TASK STATEMENT: Restate, exactly and without pictures, the lines from the start of the listing below through the line holding "const axisY = 262;".

AVAILABLE RECORDS:
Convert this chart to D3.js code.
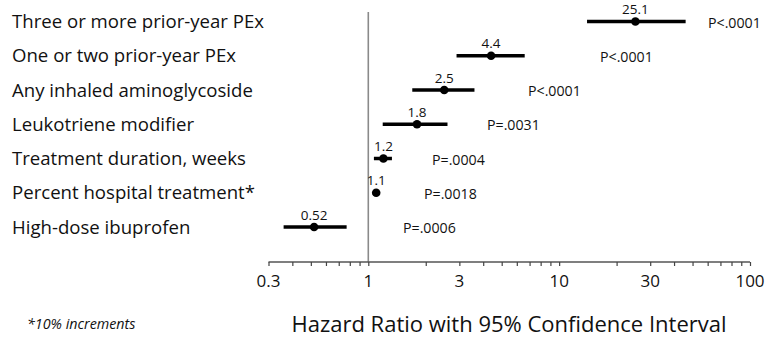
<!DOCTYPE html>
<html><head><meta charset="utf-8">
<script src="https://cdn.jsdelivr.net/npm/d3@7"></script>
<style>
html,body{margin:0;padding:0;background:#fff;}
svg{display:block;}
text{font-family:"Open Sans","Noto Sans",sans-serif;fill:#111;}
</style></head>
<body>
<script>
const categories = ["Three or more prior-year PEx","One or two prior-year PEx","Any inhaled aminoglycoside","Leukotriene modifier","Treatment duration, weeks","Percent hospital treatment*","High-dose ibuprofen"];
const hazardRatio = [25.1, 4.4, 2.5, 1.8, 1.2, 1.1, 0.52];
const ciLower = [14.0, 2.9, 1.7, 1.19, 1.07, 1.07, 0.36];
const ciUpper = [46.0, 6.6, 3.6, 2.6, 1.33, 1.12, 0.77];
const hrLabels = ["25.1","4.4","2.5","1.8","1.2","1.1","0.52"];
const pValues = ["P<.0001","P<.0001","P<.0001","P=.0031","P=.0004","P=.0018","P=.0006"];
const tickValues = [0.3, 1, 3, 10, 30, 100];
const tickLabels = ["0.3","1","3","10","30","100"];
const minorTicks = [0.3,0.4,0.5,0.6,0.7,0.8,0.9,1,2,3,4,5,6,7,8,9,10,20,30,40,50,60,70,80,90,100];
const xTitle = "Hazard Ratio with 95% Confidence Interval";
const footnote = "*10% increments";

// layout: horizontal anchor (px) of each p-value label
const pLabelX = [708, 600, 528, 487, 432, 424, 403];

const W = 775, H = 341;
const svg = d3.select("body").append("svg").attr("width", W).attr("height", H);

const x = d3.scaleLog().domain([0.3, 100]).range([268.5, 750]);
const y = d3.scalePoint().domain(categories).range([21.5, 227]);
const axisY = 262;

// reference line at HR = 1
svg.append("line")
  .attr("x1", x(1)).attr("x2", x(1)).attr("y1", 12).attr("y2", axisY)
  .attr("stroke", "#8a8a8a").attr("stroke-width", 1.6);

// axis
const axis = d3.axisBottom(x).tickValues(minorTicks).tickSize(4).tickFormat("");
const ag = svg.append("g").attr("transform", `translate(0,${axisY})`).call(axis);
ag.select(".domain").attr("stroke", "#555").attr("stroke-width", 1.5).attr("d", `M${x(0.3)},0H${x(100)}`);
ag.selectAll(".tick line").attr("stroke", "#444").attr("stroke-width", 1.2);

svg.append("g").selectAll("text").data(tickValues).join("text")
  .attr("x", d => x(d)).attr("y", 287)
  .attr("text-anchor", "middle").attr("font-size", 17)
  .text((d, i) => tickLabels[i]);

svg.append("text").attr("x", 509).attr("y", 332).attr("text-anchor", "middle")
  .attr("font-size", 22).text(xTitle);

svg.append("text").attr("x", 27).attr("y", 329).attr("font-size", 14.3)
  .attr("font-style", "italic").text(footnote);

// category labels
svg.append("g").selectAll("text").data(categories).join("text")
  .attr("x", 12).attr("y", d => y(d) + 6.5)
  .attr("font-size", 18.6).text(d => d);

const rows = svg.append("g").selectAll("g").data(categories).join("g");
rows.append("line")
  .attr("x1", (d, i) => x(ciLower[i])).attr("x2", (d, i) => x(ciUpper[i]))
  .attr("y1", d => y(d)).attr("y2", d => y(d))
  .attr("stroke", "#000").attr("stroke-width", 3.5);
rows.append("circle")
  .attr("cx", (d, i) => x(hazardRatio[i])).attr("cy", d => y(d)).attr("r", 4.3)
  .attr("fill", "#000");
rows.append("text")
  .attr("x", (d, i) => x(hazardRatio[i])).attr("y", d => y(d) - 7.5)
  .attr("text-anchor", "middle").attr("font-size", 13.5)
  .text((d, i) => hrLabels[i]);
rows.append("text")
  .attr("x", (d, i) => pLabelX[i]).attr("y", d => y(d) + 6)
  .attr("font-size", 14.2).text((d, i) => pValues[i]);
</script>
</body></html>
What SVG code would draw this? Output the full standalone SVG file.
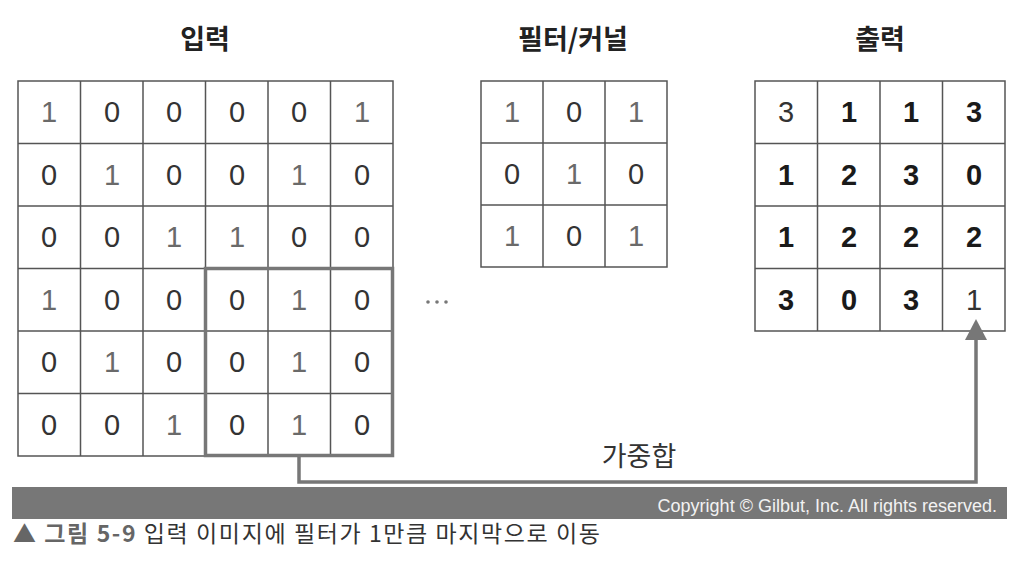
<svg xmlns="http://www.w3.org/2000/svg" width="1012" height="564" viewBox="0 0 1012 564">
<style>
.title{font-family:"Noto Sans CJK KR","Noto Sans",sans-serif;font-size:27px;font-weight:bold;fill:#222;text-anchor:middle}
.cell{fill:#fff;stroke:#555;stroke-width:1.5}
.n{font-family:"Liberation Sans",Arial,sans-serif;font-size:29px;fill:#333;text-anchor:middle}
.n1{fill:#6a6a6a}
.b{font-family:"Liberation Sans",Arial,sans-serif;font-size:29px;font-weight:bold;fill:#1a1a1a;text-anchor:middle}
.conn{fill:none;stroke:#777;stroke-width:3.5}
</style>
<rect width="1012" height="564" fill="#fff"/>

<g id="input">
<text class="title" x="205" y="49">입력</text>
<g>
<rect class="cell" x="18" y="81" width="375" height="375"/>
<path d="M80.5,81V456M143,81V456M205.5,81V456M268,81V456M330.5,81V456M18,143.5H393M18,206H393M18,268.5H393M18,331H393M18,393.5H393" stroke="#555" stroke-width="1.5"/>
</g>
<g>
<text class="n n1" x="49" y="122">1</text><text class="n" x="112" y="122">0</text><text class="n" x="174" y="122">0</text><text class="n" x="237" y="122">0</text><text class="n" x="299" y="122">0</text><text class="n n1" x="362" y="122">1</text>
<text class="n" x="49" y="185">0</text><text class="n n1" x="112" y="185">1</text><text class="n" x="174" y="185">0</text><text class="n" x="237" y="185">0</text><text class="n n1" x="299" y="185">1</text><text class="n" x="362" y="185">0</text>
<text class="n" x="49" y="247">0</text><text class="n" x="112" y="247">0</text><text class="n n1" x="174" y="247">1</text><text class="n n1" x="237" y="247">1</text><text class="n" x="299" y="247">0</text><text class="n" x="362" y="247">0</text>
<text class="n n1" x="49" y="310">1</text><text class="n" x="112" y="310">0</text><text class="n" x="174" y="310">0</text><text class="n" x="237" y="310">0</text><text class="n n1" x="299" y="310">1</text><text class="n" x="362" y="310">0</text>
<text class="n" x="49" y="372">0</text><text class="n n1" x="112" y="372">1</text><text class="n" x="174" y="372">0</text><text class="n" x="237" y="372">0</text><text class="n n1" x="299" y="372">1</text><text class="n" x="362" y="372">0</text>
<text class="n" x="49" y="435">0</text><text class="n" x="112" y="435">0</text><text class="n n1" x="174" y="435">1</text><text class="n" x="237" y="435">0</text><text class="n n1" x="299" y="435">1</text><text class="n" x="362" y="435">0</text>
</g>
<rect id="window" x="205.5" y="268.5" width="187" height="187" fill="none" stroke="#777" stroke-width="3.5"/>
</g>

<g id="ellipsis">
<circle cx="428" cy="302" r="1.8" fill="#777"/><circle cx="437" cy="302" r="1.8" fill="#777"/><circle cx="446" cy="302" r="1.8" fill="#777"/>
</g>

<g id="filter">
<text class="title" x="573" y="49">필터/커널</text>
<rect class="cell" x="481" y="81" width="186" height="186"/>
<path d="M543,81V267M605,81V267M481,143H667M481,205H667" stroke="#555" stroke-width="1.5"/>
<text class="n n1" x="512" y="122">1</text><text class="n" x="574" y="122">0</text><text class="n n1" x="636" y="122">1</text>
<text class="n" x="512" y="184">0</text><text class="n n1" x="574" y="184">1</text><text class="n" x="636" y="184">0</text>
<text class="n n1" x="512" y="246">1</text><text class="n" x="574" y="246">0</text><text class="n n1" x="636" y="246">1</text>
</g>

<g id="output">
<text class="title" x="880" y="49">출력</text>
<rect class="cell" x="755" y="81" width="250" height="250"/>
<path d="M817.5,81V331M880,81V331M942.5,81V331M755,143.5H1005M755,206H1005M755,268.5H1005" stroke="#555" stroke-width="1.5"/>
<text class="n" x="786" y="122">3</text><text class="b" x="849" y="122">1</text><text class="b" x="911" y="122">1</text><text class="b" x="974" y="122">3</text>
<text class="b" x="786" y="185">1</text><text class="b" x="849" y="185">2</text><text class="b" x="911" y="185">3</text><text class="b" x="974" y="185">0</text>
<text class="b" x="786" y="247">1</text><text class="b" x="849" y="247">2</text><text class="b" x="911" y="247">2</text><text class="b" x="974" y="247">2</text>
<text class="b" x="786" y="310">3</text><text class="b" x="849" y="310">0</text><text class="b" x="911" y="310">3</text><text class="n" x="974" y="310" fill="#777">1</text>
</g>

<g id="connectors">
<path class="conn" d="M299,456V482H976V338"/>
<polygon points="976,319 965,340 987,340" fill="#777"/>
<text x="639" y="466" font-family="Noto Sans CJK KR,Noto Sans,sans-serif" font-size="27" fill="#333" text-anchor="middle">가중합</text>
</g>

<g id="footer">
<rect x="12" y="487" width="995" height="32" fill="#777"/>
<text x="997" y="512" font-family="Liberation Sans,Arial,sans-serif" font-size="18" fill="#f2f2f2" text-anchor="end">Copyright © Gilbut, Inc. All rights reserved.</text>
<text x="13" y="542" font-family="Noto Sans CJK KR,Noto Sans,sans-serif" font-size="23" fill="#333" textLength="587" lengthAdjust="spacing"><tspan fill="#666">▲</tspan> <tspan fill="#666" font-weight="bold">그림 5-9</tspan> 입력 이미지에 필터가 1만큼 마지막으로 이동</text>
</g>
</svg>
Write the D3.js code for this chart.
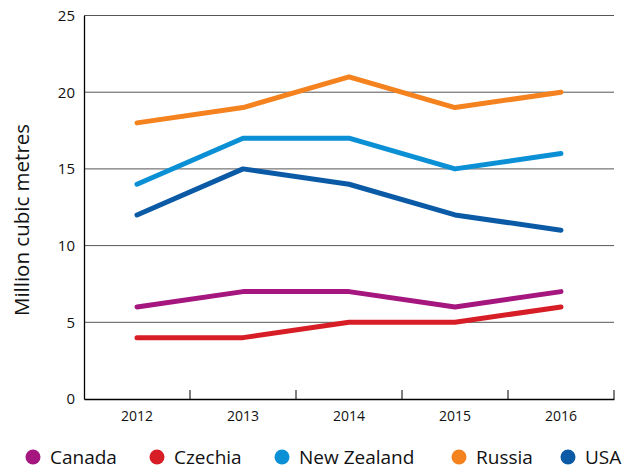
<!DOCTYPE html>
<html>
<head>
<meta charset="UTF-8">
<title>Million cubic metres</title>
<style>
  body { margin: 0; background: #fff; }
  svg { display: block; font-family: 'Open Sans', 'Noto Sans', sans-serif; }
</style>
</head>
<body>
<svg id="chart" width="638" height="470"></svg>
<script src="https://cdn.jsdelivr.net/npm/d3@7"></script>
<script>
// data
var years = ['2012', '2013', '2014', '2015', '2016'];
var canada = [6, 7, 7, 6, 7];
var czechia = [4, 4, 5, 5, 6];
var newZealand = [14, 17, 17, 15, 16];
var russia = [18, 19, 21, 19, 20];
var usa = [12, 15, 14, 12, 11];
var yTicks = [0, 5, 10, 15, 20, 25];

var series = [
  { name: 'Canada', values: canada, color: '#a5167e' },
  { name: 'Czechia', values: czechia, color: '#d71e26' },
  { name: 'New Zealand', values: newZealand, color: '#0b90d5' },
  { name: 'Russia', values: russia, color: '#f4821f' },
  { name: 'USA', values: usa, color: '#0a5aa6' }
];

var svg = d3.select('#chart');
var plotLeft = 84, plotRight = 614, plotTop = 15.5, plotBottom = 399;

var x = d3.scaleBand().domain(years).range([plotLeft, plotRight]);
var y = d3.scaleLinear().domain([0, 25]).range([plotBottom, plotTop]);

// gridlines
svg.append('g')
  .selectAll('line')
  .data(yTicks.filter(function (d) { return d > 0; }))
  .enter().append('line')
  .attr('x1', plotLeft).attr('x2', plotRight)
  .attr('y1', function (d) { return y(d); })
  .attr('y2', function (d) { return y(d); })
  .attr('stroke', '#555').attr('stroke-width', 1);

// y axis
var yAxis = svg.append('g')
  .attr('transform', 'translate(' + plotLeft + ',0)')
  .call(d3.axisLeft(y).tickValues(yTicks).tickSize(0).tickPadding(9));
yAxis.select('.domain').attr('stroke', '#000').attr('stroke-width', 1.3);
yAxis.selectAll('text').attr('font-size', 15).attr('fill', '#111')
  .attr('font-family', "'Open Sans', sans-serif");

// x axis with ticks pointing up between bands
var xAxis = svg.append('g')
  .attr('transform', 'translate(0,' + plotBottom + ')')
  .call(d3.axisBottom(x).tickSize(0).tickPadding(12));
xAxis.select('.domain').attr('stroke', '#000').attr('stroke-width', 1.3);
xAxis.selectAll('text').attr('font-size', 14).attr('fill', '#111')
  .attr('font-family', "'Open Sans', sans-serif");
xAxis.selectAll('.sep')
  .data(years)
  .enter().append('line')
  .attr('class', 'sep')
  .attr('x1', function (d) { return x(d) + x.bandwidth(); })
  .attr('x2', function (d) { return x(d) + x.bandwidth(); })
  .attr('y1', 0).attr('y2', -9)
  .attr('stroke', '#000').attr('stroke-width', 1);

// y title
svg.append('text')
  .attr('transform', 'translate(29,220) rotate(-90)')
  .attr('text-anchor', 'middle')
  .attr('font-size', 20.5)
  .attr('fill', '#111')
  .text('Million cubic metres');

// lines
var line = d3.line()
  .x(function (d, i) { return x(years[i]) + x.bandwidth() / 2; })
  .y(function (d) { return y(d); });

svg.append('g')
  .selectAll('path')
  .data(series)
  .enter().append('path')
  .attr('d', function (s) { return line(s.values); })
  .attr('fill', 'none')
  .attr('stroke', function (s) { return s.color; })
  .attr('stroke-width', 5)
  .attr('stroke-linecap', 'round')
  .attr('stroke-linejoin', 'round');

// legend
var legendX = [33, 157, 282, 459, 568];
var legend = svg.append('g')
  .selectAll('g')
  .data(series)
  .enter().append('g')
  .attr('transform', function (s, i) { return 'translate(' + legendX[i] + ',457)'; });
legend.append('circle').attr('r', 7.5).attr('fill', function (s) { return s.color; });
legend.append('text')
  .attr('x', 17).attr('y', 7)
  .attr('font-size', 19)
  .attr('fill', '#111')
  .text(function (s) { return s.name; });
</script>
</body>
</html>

EXERCISE OUTPUT:
Convert this chart to D3.js code.
<!DOCTYPE html>
<html><head><meta charset="utf-8">
<script src="https://cdn.jsdelivr.net/npm/d3@7"></script>
<style>
html,body{margin:0;padding:0;background:#fff;}
svg{display:block;}
text{font-family:"Open Sans","Noto Sans",sans-serif;fill:#111;}
</style></head>
<body>
<script>
const categories = ["Three or more prior-year PEx","One or two prior-year PEx","Any inhaled aminoglycoside","Leukotriene modifier","Treatment duration, weeks","Percent hospital treatment*","High-dose ibuprofen"];
const hazardRatio = [25.1, 4.4, 2.5, 1.8, 1.2, 1.1, 0.52];
const ciLower = [14.0, 2.9, 1.7, 1.19, 1.07, 1.07, 0.36];
const ciUpper = [46.0, 6.6, 3.6, 2.6, 1.33, 1.12, 0.77];
const hrLabels = ["25.1","4.4","2.5","1.8","1.2","1.1","0.52"];
const pValues = ["P<.0001","P<.0001","P<.0001","P=.0031","P=.0004","P=.0018","P=.0006"];
const tickValues = [0.3, 1, 3, 10, 30, 100];
const tickLabels = ["0.3","1","3","10","30","100"];
const minorTicks = [0.3,0.4,0.5,0.6,0.7,0.8,0.9,1,2,3,4,5,6,7,8,9,10,20,30,40,50,60,70,80,90,100];
const xTitle = "Hazard Ratio with 95% Confidence Interval";
const footnote = "*10% increments";

// layout: horizontal anchor (px) of each p-value label
const pLabelX = [708, 600, 528, 487, 432, 424, 403];

const W = 775, H = 341;
const svg = d3.select("body").append("svg").attr("width", W).attr("height", H);

const x = d3.scaleLog().domain([0.3, 100]).range([268.5, 750]);
const y = d3.scalePoint().domain(categories).range([21.5, 227]);
const axisY = 262;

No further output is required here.